--- start SUPPLIED MATERIAL ---

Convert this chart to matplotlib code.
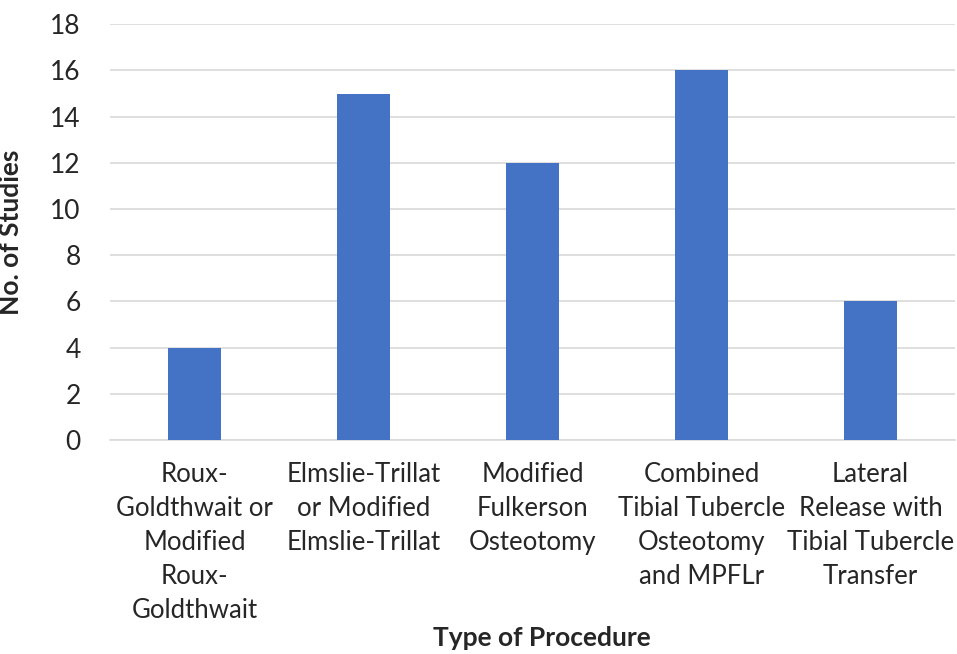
import matplotlib.pyplot as plt
import numpy as np

plt.rcParams['font.family'] = ['Lato', 'DejaVu Sans']

categories = ["Roux-\nGoldthwait or\nModified\nRoux-\nGoldthwait",
              "Elmslie-Trillat\nor Modified\nElmslie-Trillat",
              "Modified\nFulkerson\nOsteotomy",
              "Combined\nTibial Tubercle\nOsteotomy\nand MPFLr",
              "Lateral\nRelease with\nTibial Tubercle\nTransfer"]
studies = [4, 15, 12, 16, 6]
yticks = [0, 2, 4, 6, 8, 10, 12, 14, 16, 18]

fig = plt.figure(figsize=(9.57, 6.54), dpi=100)
ax = fig.add_axes([0.115, 0.327, 0.883, 0.636])

x = np.arange(len(categories))
ax.bar(x, studies, width=0.31, color="#4472C4", zorder=3)

ax.set_xlim(-0.5, len(categories) - 0.5)
ax.set_ylim(0, 18)
ax.set_yticks(yticks)
ax.set_xticks(x)
ax.set_xticklabels(categories, fontsize=18.5, color="#262626", linespacing=1.45)
ax.tick_params(axis='y', labelsize=19, colors="#262626", length=0, pad=21)
ax.tick_params(axis='x', length=0, pad=16)
ax.grid(axis='y', color="#D9D9D9", linewidth=1.2, zorder=0)
for s in ['top', 'right', 'left']:
    ax.spines[s].set_visible(False)
ax.spines['bottom'].set_color("#D9D9D9")
ax.spines['bottom'].set_linewidth(1.2)

ax.set_ylabel("No. of Studies", fontsize=19, fontweight='bold', color="#262626")
ax.yaxis.set_label_coords(-0.103, 0.5)
fig.text(0.566, 0.006, "Type of Procedure", fontsize=19, fontweight='bold',
         color="#262626", ha='center', va='bottom')

fig.savefig("out.png", dpi=100)
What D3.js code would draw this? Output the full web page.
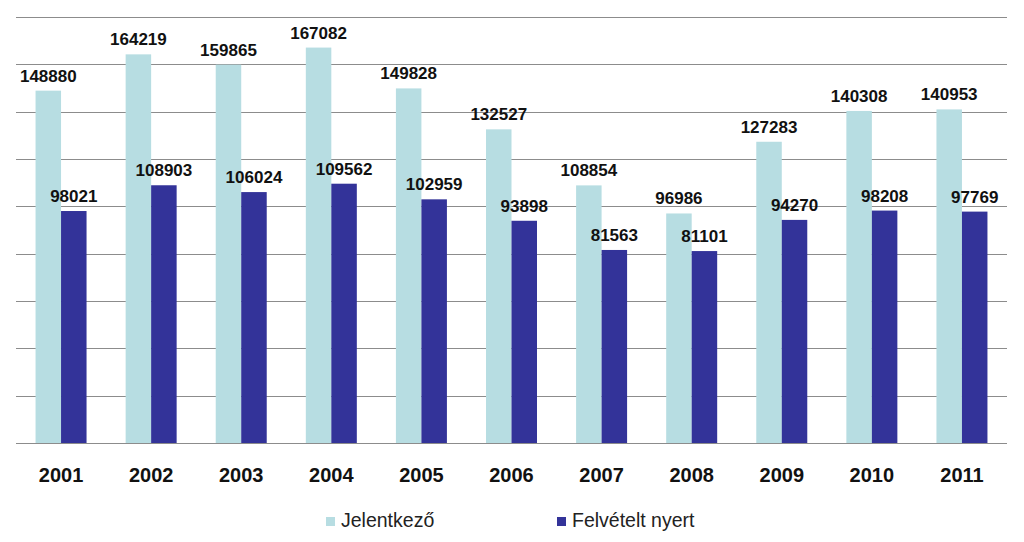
<!DOCTYPE html>
<html><head><meta charset="utf-8">
<script src="https://cdn.jsdelivr.net/npm/d3@7"></script>
<style>body{margin:0;background:#fff}svg{display:block}text{font-family:"Liberation Sans",Arial,sans-serif}</style>
</head><body>
<svg id="c" width="1024" height="542"></svg>
<script>
const years = ["2001","2002","2003","2004","2005","2006","2007","2008","2009","2010","2011"];
const jelentkezo = [148880,164219,159865,167082,149828,132527,108854,96986,127283,140308,140953];
const felveteltNyert = [98021,108903,106024,109562,102959,93898,81563,81101,94270,98208,97769];
const seriesNames = ["Jelentkező","Felvételt nyert"];
const seriesColors = ["#B7DDE2","#333399"];
const yTicks = [0,20000,40000,60000,80000,100000,120000,140000,160000,180000];

(function(){
const svg = d3.select("#c");
const mLeft = 16, mRight = 1007, mTop = 17, mBottom = 443;
const x = d3.scaleBand().domain(years).range([mLeft, mRight]).paddingInner(0).paddingOuter(0);
const y = d3.scaleLinear().domain([0,180000]).range([mBottom, mTop]);
const barW = 25.5;
const sub = d3.scaleBand().domain([0,1]).range([-barW, barW]);

svg.append("g").selectAll("line").data(yTicks).join("line")
  .attr("x1", mLeft).attr("x2", mRight)
  .attr("y1", d => Math.round(y(d)) + 0.5).attr("y2", d => Math.round(y(d)) + 0.5)
  .attr("stroke", "#8c8c8c").attr("stroke-width", 1);

const data = [jelentkezo, felveteltNyert];
data.forEach((vals, si) => {
  const g = svg.append("g");
  g.selectAll("rect").data(vals).join("rect")
    .attr("x", (d,i) => x(years[i]) + x.bandwidth()/2 + sub(si))
    .attr("width", barW)
    .attr("y", d => y(d))
    .attr("height", d => mBottom - y(d))
    .attr("fill", seriesColors[si]);
  g.selectAll("text").data(vals).join("text")
    .attr("x", (d,i) => x(years[i]) + x.bandwidth()/2 + sub(si) + barW/2)
    .attr("y", d => y(d) - 9)
    .attr("text-anchor", "middle")
    .style("font-family", '"Liberation Sans", Arial, sans-serif')
    .attr("font-weight", "bold")
    .attr("font-size", 17)
    .attr("fill", "#111")
    .text(d => d);
});

const xAxis = d3.axisBottom(x).tickSize(0).tickPadding(0);
const ax = svg.append("g").attr("transform", `translate(0,${mBottom})`).call(xAxis);
ax.select(".domain").remove();
ax.attr("font-family", null).attr("font-size", null);
ax.selectAll("text")
  .attr("y", 38.5).attr("dy", null)
  .style("font-family", '"Liberation Sans", Arial, sans-serif')
  .attr("font-weight", "bold").attr("font-size", 20).attr("fill", "#111");

const legX = [326, 557];
const leg = svg.append("g");
seriesNames.forEach((n, i) => {
  leg.append("rect").attr("x", legX[i]).attr("y", 517).attr("width", 9).attr("height", 9).attr("fill", seriesColors[i]);
  leg.append("text").attr("x", legX[i] + 15).attr("y", 527)
    .style("font-family", '"Liberation Sans", Arial, sans-serif')
    .attr("font-size", 19.5).attr("fill", "#222").text(n);
});
})();
</script>
</body></html>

--- end SUPPLIED MATERIAL ---

* **WHAT THE TASK ASKS**
From the records above, pull out each line that has "code".

* **EXERCISE RESPONSE**
Convert this chart to matplotlib code.
What D3.js code would draw this? Output the full web page.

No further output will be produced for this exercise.